═════ Material to process ═════

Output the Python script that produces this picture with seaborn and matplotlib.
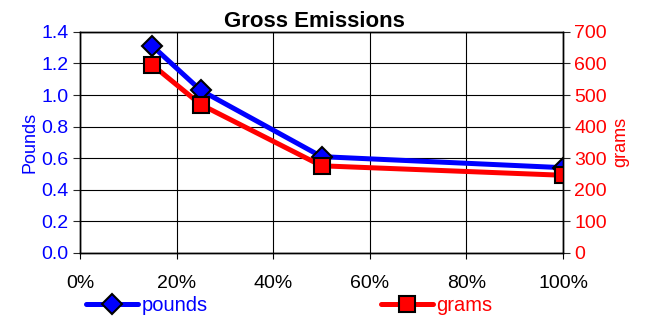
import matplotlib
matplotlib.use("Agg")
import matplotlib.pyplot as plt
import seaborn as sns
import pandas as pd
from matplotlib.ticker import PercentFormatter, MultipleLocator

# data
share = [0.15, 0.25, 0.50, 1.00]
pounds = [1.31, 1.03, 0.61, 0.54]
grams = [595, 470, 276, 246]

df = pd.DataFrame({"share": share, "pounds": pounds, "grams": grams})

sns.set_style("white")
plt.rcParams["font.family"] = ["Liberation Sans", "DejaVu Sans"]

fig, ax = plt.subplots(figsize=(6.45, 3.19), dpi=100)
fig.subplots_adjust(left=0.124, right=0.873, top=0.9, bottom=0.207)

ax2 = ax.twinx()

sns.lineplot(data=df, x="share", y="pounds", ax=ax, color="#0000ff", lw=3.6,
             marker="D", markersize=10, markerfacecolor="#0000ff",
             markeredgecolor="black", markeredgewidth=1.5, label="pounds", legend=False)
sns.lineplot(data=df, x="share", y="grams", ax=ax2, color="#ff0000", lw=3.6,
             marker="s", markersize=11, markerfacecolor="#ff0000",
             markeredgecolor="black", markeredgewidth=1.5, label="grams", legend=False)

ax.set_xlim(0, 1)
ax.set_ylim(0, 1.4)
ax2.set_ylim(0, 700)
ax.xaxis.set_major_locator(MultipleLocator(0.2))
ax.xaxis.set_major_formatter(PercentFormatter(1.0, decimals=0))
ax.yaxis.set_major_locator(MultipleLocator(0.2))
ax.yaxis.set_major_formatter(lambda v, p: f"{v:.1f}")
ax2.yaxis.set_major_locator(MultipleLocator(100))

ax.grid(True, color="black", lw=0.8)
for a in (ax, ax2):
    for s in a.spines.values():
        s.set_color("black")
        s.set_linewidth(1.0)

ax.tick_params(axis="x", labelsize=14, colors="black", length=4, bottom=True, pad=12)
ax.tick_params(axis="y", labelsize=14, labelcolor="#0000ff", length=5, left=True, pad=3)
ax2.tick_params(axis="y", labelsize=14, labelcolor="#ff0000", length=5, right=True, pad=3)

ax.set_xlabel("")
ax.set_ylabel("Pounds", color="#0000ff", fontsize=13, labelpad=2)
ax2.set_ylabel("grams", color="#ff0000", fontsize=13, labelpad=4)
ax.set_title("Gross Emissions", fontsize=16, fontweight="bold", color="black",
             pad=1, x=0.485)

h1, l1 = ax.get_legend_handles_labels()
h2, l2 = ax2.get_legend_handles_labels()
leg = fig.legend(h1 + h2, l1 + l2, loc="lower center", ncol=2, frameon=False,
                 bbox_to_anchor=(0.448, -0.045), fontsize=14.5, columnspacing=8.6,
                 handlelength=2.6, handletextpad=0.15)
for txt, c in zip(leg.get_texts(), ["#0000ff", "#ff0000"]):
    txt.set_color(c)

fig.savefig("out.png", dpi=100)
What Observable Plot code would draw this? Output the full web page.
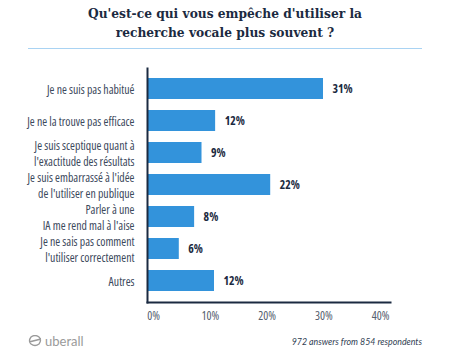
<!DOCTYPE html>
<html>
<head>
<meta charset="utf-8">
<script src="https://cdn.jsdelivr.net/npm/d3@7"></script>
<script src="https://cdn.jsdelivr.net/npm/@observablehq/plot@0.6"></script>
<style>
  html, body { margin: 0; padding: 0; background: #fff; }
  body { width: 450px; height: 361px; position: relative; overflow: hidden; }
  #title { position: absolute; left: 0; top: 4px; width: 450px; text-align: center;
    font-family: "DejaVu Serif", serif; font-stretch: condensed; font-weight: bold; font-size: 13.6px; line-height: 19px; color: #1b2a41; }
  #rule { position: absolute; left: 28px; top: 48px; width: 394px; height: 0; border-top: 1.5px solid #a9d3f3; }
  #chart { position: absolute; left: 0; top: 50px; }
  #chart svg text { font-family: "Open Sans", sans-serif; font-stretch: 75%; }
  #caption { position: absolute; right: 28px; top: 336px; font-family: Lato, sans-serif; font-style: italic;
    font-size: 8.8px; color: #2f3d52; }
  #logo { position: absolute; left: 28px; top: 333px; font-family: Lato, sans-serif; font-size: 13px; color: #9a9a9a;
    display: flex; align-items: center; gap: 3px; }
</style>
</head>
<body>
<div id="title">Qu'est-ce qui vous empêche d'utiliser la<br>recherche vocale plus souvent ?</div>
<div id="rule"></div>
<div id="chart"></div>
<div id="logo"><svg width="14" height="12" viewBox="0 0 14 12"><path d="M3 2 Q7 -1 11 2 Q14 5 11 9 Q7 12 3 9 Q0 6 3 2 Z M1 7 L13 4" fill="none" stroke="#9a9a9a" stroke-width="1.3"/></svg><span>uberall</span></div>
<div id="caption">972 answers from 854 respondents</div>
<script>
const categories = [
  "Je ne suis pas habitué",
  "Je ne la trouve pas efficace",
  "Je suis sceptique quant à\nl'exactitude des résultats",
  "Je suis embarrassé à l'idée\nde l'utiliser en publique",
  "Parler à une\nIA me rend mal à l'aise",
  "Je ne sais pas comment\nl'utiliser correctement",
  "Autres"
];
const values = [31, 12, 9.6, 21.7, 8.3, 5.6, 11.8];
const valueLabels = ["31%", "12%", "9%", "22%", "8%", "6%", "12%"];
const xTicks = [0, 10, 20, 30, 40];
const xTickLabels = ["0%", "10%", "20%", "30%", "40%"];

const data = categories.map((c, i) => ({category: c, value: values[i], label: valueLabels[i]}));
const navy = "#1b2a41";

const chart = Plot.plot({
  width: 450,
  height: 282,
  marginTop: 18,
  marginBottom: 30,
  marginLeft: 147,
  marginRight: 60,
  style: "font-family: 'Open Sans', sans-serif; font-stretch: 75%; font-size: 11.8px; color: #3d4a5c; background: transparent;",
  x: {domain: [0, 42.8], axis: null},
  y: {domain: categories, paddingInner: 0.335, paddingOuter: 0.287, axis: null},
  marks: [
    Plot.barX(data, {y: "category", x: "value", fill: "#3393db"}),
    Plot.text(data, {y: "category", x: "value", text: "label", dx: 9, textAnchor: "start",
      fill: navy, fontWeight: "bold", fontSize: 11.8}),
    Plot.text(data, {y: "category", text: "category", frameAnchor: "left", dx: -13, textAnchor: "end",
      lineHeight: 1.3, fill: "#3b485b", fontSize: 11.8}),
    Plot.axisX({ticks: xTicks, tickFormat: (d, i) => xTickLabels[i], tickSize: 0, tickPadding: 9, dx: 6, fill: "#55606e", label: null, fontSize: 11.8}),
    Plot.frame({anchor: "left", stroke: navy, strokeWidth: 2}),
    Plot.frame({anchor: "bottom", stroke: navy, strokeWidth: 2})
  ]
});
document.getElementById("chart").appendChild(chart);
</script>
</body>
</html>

═════

Short task - Your task is to copy the entries in full and exactly, without any images.

Reply to the exercise -
Output the Python script that produces this picture with seaborn and matplotlib.
import matplotlib
matplotlib.use("Agg")
import matplotlib.pyplot as plt
import seaborn as sns
import pandas as pd
from matplotlib.ticker import PercentFormatter, MultipleLocator

# data
share = [0.15, 0.25, 0.50, 1.00]
pounds = [1.31, 1.03, 0.61, 0.54]
grams = [595, 470, 276, 246]

df = pd.DataFrame({"share": share, "pounds": pounds, "grams": grams})

sns.set_style("white")
plt.rcParams["font.family"] = ["Liberation Sans", "DejaVu Sans"]

fig, ax = plt.subplots(figsize=(6.45, 3.19), dpi=100)
fig.subplots_adjust(left=0.124, right=0.873, top=0.9, bottom=0.207)

ax2 = ax.twinx()

sns.lineplot(data=df, x="share", y="pounds", ax=ax, color="#0000ff", lw=3.6,
             marker="D", markersize=10, markerfacecolor="#0000ff",
             markeredgecolor="black", markeredgewidth=1.5, label="pounds", legend=False)
sns.lineplot(data=df, x="share", y="grams", ax=ax2, color="#ff0000", lw=3.6,
             marker="s", markersize=11, markerfacecolor="#ff0000",
             markeredgecolor="black", markeredgewidth=1.5, label="grams", legend=False)

ax.set_xlim(0, 1)
ax.set_ylim(0, 1.4)
ax2.set_ylim(0, 700)
ax.xaxis.set_major_locator(MultipleLocator(0.2))
ax.xaxis.set_major_formatter(PercentFormatter(1.0, decimals=0))
ax.yaxis.set_major_locator(MultipleLocator(0.2))
ax.yaxis.set_major_formatter(lambda v, p: f"{v:.1f}")
ax2.yaxis.set_major_locator(MultipleLocator(100))

ax.grid(True, color="black", lw=0.8)
for a in (ax, ax2):
    for s in a.spines.values():
        s.set_color("black")
        s.set_linewidth(1.0)

ax.tick_params(axis="x", labelsize=14, colors="black", length=4, bottom=True, pad=12)
ax.tick_params(axis="y", labelsize=14, labelcolor="#0000ff", length=5, left=True, pad=3)
ax2.tick_params(axis="y", labelsize=14, labelcolor="#ff0000", length=5, right=True, pad=3)

ax.set_xlabel("")
ax.set_ylabel("Pounds", color="#0000ff", fontsize=13, labelpad=2)
ax2.set_ylabel("grams", color="#ff0000", fontsize=13, labelpad=4)
ax.set_title("Gross Emissions", fontsize=16, fontweight="bold", color="black",
             pad=1, x=0.485)

h1, l1 = ax.get_legend_handles_labels()
h2, l2 = ax2.get_legend_handles_labels()
leg = fig.legend(h1 + h2, l1 + l2, loc="lower center", ncol=2, frameon=False,
                 bbox_to_anchor=(0.448, -0.045), fontsize=14.5, columnspacing=8.6,
                 handlelength=2.6, handletextpad=0.15)
for txt, c in zip(leg.get_texts(), ["#0000ff", "#ff0000"]):
    txt.set_color(c)

fig.savefig("out.png", dpi=100)
What Observable Plot code would draw this? Output the full web page.
<!DOCTYPE html>
<html>
<head>
<meta charset="utf-8">
<script src="https://cdn.jsdelivr.net/npm/d3@7"></script>
<script src="https://cdn.jsdelivr.net/npm/@observablehq/plot@0.6"></script>
<style>
  html, body { margin: 0; padding: 0; background: #fff; }
  body { width: 450px; height: 361px; position: relative; overflow: hidden; }
  #title { position: absolute; left: 0; top: 4px; width: 450px; text-align: center;
    font-family: "DejaVu Serif", serif; font-stretch: condensed; font-weight: bold; font-size: 13.6px; line-height: 19px; color: #1b2a41; }
  #rule { position: absolute; left: 28px; top: 48px; width: 394px; height: 0; border-top: 1.5px solid #a9d3f3; }
  #chart { position: absolute; left: 0; top: 50px; }
  #chart svg text { font-family: "Open Sans", sans-serif; font-stretch: 75%; }
  #caption { position: absolute; right: 28px; top: 336px; font-family: Lato, sans-serif; font-style: italic;
    font-size: 8.8px; color: #2f3d52; }
  #logo { position: absolute; left: 28px; top: 333px; font-family: Lato, sans-serif; font-size: 13px; color: #9a9a9a;
    display: flex; align-items: center; gap: 3px; }
</style>
</head>
<body>
<div id="title">Qu'est-ce qui vous empêche d'utiliser la<br>recherche vocale plus souvent ?</div>
<div id="rule"></div>
<div id="chart"></div>
<div id="logo"><svg width="14" height="12" viewBox="0 0 14 12"><path d="M3 2 Q7 -1 11 2 Q14 5 11 9 Q7 12 3 9 Q0 6 3 2 Z M1 7 L13 4" fill="none" stroke="#9a9a9a" stroke-width="1.3"/></svg><span>uberall</span></div>
<div id="caption">972 answers from 854 respondents</div>
<script>
const categories = [
  "Je ne suis pas habitué",
  "Je ne la trouve pas efficace",
  "Je suis sceptique quant à\nl'exactitude des résultats",
  "Je suis embarrassé à l'idée\nde l'utiliser en publique",
  "Parler à une\nIA me rend mal à l'aise",
  "Je ne sais pas comment\nl'utiliser correctement",
  "Autres"
];
const values = [31, 12, 9.6, 21.7, 8.3, 5.6, 11.8];
const valueLabels = ["31%", "12%", "9%", "22%", "8%", "6%", "12%"];
const xTicks = [0, 10, 20, 30, 40];
const xTickLabels = ["0%", "10%", "20%", "30%", "40%"];

const data = categories.map((c, i) => ({category: c, value: values[i], label: valueLabels[i]}));
const navy = "#1b2a41";

const chart = Plot.plot({
  width: 450,
  height: 282,
  marginTop: 18,
  marginBottom: 30,
  marginLeft: 147,
  marginRight: 60,
  style: "font-family: 'Open Sans', sans-serif; font-stretch: 75%; font-size: 11.8px; color: #3d4a5c; background: transparent;",
  x: {domain: [0, 42.8], axis: null},
  y: {domain: categories, paddingInner: 0.335, paddingOuter: 0.287, axis: null},
  marks: [
    Plot.barX(data, {y: "category", x: "value", fill: "#3393db"}),
    Plot.text(data, {y: "category", x: "value", text: "label", dx: 9, textAnchor: "start",
      fill: navy, fontWeight: "bold", fontSize: 11.8}),
    Plot.text(data, {y: "category", text: "category", frameAnchor: "left", dx: -13, textAnchor: "end",
      lineHeight: 1.3, fill: "#3b485b", fontSize: 11.8}),
    Plot.axisX({ticks: xTicks, tickFormat: (d, i) => xTickLabels[i], tickSize: 0, tickPadding: 9, dx: 6, fill: "#55606e", label: null, fontSize: 11.8}),
    Plot.frame({anchor: "left", stroke: navy, strokeWidth: 2}),
    Plot.frame({anchor: "bottom", stroke: navy, strokeWidth: 2})
  ]
});
document.getElementById("chart").appendChild(chart);
</script>
</body>
</html>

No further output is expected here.